Plotting code records:
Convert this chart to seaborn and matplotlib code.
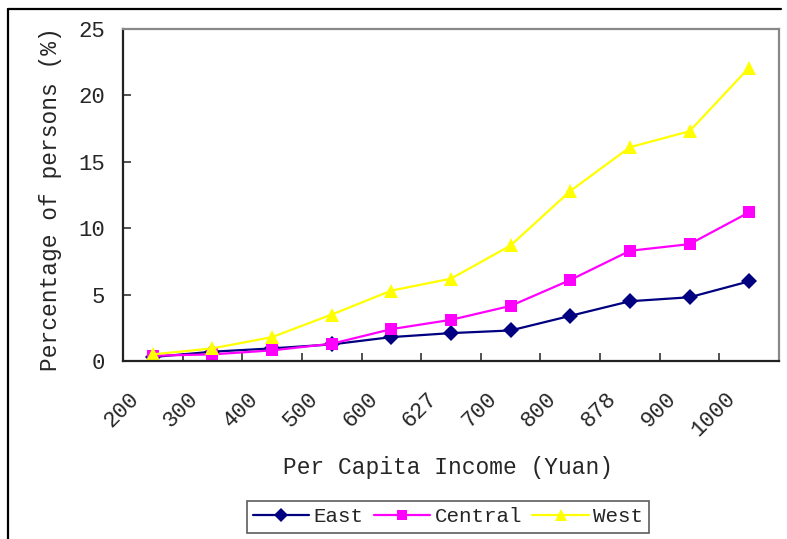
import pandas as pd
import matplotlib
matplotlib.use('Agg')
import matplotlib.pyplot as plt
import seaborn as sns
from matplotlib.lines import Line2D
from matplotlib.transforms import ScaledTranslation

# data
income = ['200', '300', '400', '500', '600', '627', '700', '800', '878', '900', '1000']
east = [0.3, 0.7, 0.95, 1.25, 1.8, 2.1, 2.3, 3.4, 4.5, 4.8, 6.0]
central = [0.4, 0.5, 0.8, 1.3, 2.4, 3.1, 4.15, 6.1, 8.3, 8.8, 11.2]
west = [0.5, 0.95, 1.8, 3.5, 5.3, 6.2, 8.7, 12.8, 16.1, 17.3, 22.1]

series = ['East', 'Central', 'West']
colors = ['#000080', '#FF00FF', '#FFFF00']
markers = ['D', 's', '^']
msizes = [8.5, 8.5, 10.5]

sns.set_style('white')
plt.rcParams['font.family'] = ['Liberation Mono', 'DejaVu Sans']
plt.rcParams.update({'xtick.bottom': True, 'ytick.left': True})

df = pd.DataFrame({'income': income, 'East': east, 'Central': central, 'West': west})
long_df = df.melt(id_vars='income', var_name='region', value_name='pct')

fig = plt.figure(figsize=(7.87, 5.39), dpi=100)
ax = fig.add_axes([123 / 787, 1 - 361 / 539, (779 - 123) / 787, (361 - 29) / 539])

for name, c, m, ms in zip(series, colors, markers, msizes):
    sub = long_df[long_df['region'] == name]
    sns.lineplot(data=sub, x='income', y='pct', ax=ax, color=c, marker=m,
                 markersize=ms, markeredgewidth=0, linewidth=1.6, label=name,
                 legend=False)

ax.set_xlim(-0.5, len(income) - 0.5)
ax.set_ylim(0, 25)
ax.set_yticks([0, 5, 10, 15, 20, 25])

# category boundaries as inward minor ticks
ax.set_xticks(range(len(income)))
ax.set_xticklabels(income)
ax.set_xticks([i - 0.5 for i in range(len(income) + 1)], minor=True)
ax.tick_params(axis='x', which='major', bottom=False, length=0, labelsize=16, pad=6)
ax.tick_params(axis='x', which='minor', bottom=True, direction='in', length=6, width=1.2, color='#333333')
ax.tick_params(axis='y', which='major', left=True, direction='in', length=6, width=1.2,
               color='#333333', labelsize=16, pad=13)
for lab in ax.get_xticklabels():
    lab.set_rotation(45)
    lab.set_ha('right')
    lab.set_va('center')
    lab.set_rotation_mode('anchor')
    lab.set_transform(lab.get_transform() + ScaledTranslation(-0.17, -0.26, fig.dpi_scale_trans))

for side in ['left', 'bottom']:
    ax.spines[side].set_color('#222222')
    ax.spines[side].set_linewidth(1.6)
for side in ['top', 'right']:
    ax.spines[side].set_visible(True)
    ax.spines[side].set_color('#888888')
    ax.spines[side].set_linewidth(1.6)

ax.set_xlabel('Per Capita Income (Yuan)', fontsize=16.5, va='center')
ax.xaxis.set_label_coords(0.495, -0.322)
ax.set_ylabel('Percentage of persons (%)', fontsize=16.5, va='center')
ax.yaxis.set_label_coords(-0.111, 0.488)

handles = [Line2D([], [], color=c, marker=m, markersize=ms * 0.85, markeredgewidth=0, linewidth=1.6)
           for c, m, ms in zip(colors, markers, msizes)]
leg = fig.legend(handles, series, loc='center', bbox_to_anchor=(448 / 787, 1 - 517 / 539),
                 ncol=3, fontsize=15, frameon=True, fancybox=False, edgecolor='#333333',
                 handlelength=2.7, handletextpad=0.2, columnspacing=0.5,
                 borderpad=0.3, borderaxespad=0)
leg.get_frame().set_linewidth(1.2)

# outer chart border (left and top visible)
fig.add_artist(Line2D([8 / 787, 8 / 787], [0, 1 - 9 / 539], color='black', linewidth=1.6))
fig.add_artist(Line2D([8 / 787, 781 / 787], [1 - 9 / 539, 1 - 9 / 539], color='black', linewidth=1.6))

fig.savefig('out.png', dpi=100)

---

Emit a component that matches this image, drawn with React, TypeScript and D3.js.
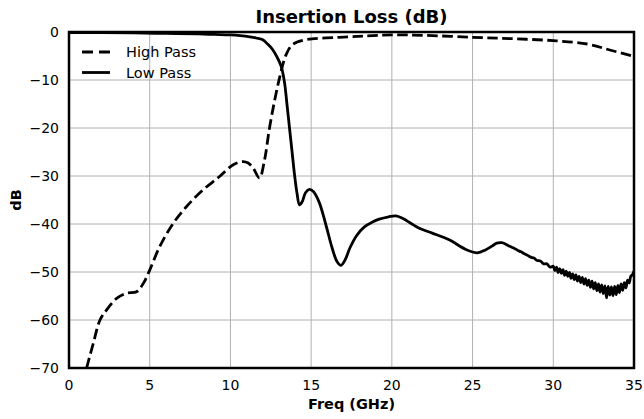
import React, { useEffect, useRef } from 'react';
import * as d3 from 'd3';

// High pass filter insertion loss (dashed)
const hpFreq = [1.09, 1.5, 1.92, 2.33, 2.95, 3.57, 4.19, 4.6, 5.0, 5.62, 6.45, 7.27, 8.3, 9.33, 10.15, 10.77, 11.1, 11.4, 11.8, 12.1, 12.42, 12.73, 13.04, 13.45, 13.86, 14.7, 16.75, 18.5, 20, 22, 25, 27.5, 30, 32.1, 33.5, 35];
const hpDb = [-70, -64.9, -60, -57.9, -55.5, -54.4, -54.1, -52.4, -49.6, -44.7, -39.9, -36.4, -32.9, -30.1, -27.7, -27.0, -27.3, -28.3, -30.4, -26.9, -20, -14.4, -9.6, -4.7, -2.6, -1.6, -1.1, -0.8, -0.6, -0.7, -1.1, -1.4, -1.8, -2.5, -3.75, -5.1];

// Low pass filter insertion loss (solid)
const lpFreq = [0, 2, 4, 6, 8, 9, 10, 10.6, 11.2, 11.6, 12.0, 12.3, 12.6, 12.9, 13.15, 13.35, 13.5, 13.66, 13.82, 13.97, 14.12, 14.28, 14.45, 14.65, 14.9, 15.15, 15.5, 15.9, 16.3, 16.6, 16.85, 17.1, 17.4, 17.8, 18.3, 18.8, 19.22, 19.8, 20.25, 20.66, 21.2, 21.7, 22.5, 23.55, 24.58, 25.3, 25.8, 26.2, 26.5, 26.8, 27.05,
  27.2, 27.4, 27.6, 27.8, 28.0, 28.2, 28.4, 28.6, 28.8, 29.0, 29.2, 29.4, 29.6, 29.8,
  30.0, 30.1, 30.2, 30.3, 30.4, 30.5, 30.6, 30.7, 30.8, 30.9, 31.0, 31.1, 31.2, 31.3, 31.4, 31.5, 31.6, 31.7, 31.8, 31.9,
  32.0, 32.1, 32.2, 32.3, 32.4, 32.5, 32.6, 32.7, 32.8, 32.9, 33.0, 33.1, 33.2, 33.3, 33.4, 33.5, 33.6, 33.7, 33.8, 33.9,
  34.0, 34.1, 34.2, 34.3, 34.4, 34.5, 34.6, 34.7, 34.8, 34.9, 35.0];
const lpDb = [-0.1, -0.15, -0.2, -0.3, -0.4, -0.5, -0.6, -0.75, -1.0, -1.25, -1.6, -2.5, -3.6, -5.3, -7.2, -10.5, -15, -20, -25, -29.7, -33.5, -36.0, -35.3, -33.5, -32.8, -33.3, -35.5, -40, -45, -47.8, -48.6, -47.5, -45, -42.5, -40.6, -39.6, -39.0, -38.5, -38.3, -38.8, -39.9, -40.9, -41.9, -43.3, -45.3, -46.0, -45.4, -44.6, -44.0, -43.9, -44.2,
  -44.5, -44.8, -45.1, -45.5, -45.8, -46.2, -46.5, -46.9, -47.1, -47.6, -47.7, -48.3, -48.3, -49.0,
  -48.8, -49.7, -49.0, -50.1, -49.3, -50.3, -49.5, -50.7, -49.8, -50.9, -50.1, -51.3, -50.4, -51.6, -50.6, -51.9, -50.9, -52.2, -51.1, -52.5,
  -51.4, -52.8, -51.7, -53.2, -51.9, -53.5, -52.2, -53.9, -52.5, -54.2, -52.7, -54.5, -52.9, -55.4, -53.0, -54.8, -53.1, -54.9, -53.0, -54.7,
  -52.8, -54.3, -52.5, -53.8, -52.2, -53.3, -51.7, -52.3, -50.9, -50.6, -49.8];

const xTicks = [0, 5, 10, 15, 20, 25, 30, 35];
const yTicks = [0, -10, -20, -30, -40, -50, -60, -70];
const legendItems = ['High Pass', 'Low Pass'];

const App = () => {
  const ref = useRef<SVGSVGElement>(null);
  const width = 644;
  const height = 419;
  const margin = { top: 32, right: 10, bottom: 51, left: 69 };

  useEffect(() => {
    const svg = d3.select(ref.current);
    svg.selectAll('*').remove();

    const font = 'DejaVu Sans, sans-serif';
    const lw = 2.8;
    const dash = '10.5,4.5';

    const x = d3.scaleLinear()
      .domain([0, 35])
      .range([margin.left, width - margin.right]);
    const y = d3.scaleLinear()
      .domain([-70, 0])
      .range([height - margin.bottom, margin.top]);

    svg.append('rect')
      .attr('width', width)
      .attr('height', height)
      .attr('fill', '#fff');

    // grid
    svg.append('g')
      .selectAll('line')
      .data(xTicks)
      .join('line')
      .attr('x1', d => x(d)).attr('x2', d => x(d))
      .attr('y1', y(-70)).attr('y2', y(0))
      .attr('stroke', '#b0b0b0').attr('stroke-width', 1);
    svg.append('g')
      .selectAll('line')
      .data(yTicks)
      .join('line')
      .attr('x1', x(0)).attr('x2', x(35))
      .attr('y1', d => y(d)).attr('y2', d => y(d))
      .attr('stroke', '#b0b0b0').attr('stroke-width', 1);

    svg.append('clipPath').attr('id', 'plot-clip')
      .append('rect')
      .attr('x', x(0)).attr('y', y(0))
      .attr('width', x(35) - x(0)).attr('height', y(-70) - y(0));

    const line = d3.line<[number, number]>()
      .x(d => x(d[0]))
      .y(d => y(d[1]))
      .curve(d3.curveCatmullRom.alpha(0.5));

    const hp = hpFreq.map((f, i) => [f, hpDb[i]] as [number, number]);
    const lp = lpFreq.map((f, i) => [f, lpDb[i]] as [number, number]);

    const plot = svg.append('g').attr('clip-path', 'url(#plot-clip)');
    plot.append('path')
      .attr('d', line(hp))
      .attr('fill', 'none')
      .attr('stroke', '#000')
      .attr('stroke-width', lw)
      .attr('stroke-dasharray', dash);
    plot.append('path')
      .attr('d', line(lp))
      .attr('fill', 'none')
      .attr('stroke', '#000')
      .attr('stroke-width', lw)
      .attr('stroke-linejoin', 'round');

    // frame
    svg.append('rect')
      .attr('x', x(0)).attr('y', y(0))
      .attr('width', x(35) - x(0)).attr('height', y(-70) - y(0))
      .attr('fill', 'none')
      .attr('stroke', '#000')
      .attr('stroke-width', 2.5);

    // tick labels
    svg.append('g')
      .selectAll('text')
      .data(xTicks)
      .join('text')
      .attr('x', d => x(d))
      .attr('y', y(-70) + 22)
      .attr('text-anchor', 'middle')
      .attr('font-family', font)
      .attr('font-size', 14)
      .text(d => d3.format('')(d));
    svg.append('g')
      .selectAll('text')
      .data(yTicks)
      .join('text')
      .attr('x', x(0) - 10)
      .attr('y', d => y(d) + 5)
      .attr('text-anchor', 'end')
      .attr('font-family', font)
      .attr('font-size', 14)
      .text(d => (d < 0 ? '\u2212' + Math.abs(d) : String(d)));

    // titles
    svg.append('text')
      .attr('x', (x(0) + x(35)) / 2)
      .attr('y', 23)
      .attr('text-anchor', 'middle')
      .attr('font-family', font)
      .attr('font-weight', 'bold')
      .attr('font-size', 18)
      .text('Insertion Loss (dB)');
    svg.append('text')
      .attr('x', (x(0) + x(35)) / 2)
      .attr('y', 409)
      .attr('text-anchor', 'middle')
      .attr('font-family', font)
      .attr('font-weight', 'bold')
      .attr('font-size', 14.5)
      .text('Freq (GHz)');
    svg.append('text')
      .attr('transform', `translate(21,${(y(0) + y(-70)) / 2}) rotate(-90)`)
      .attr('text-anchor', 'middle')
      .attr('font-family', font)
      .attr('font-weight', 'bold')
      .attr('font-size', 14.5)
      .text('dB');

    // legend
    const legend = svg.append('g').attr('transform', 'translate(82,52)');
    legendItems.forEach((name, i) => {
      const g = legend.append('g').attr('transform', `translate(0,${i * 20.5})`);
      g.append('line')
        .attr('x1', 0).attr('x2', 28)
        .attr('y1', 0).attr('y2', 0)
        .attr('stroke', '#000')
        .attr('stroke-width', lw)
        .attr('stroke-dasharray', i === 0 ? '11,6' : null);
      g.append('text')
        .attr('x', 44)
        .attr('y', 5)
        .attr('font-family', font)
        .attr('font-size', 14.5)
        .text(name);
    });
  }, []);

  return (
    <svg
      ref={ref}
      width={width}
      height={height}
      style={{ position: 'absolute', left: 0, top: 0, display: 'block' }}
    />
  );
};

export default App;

What this task involves:
In the listing above, find the line containing "Emit a component" and the line containing "import * as d3 from 'd3';", then output those two lines and everything between them exactly as written, without the images.

Written response:
Emit a component that matches this image, drawn with React, TypeScript and D3.js.
import React, { useEffect, useRef } from 'react';
import * as d3 from 'd3';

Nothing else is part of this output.